We check blood pressure using an arm cuff. We pump the cuff full of air, which restricts your blood flow for a few seconds. As we release the pressure, your blood starts flowing again, and your health care provider can listen to this flow with a stethoscope. With each heartbeat, your heart is pushing blood through your arteries. This pushing creates pressure on your arteries, or major blood vessels; we call it blood pressure. You want to have the right amount of blood flowing through your arteries. As with air in tires, you don’t want to have too much pressure or too little. 

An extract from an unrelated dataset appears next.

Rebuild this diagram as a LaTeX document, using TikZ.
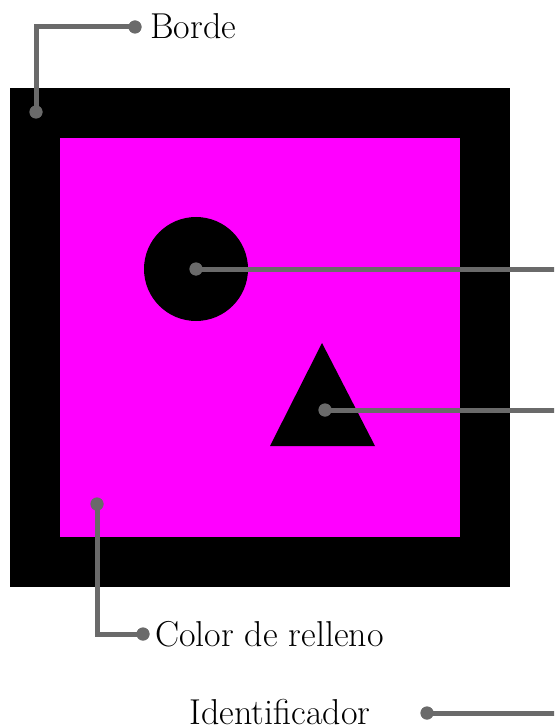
\documentclass[tikz,border=0pt]{standalone}
\definecolor{linegray}{RGB}{106,106,106}
\definecolor{fillmag}{RGB}{255,0,255}
\begin{document}
\begin{tikzpicture}[x=1pt,y=-1pt,
  dot/.style={circle,fill=linegray,inner sep=0pt,minimum size=13pt},
  callout/.style={draw=linegray,line width=5pt},
  lbl/.style={font=\fontsize{36}{42}\selectfont,inner sep=0pt}]
\useasboundingbox (0,0) rectangle (554,727);
\clip (0,0) rectangle (554,727);
% shapes
\fill[black] (10,88) rectangle (510,587);
\fill[fillmag] (60,138) rectangle (460,537);
\fill[black] (196,269) circle (52);
\fill[black] (322,343) -- (375,446) -- (270,446) -- cycle;
% anchor points
\node[dot] (borde1) at (36,112) {};
\node[dot] (borde2) at (135,27) {};
\node[dot] (relleno1) at (97,504) {};
\node[dot] (relleno2) at (143,634) {};
\node[dot] (circ) at (196,269) {};
\node[dot] (tri) at (325,410) {};
\node[dot] (ident) at (427,713) {};
\coordinate (circEnd) at (600,269);
\coordinate (triEnd) at (600,410);
\coordinate (identEnd) at (600,713);
% connectors
\draw[callout] (borde1.center) |- (borde2.center);
\draw[callout] (relleno1.center) |- (relleno2.center);
\draw[callout] (circ.center) -- (circEnd);
\draw[callout] (tri.center) -- (triEnd);
\draw[callout] (ident.center) -- (identEnd);
% redraw dots on top
\foreach \n in {borde1,borde2,relleno1,relleno2,circ,tri,ident}
  \fill[linegray] (\n) circle (6.5);
% labels
\node[lbl,anchor=west] (tBorde) at (150,26) {Borde};
\node[lbl,anchor=west] (tRelleno) at (155,634) {Color de relleno};
\node[lbl] (tIdent) at (280,712) {Identificador};
\end{tikzpicture}
\end{document}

Blood pressure readings give us two numbers. The first number (systolic) tells us how blood flows when it is moving at its fastest, right after the cuff stops squeezing the arm and the blood vessels within. The second (diastolic) gives us the blood pressure when the blood vessel is relaxed. If either number is too high, your heart is working harder than it should. There are two types of blood pressure. Some types have no clear cause (called primary or essential). Others (called secondary) stem from problems with your sleep, kidneys, adrenal glands, thyroids, or heart defects or certain medications.

If blood pressure is high, it is likely to rise over time. We divide blood pressure measurements into four categories:

  • Normal blood pressure: Below 120/80 mm Hg.
  • Elevated blood pressure. Your first number (systolic) is between 120 and 129 mm Hg and the second (diastolic) is less than 80 mm Hg.
  • Stage 1 hypertension. The systolic measurement is between 130 to 139 mm Hg or the diastolic pressure is 80 to 89 mm Hg.
  • Stage 2 hypertension. The systolic pressure is higher than 140 mm Hg or higher or the diastolic pressure is more than 90 mm Hg.

The above numbers are chosen from adult studies but can be used in children older than 12 years. For younger children we use age, gender, and height-specific cut-off values to define abnormalities.  Your child is at greater risk for high blood pressure if they are African American, overweight, or inactive, or if you have a positive family history of high blood pressure.


We treat high blood pressure with lifestyle changes or medications or both.

You can help your child make lifestyle changes such as:

  • Improving their diet: Encourage your child to eat plenty of fruit, vegetables, fish, and low-fat dairy. Avoid sugar-sweetened beverages. Avoid processed foods.
  • Getting plenty of exercise: Try to help your child get at least 60 minutes of moderate to vigorous physical activity daily (5 days a week). 
  • Controlling their body weight: Assist your child in maintaining a healthy weight or losing weight if necessary.
  • Managing stress: You can help your child lower stress by letting them know you are there to talk—if they want to—and listening to what they have to say before you respond. Decreasing stress can help the whole family. Your child’s doctor may also screen for depression and stress and refer for counseling if appropriate. 


We use a variety of types of medications to treat blood pressure. In general, medications can help your blood vessels open, which improves blood flow. We may use one or more of them. These include:

  • ACE inhibitors and angiotensin II receptor blockers: These help your blood vessels relax and open.
  • Calcium channel blockers: These relax and open narrowed blood vessels.
  • Diuretics: They help the body get rid of excess salt (sodium) and water.
  • Vasodilators: These can help your blood vessels relax and open.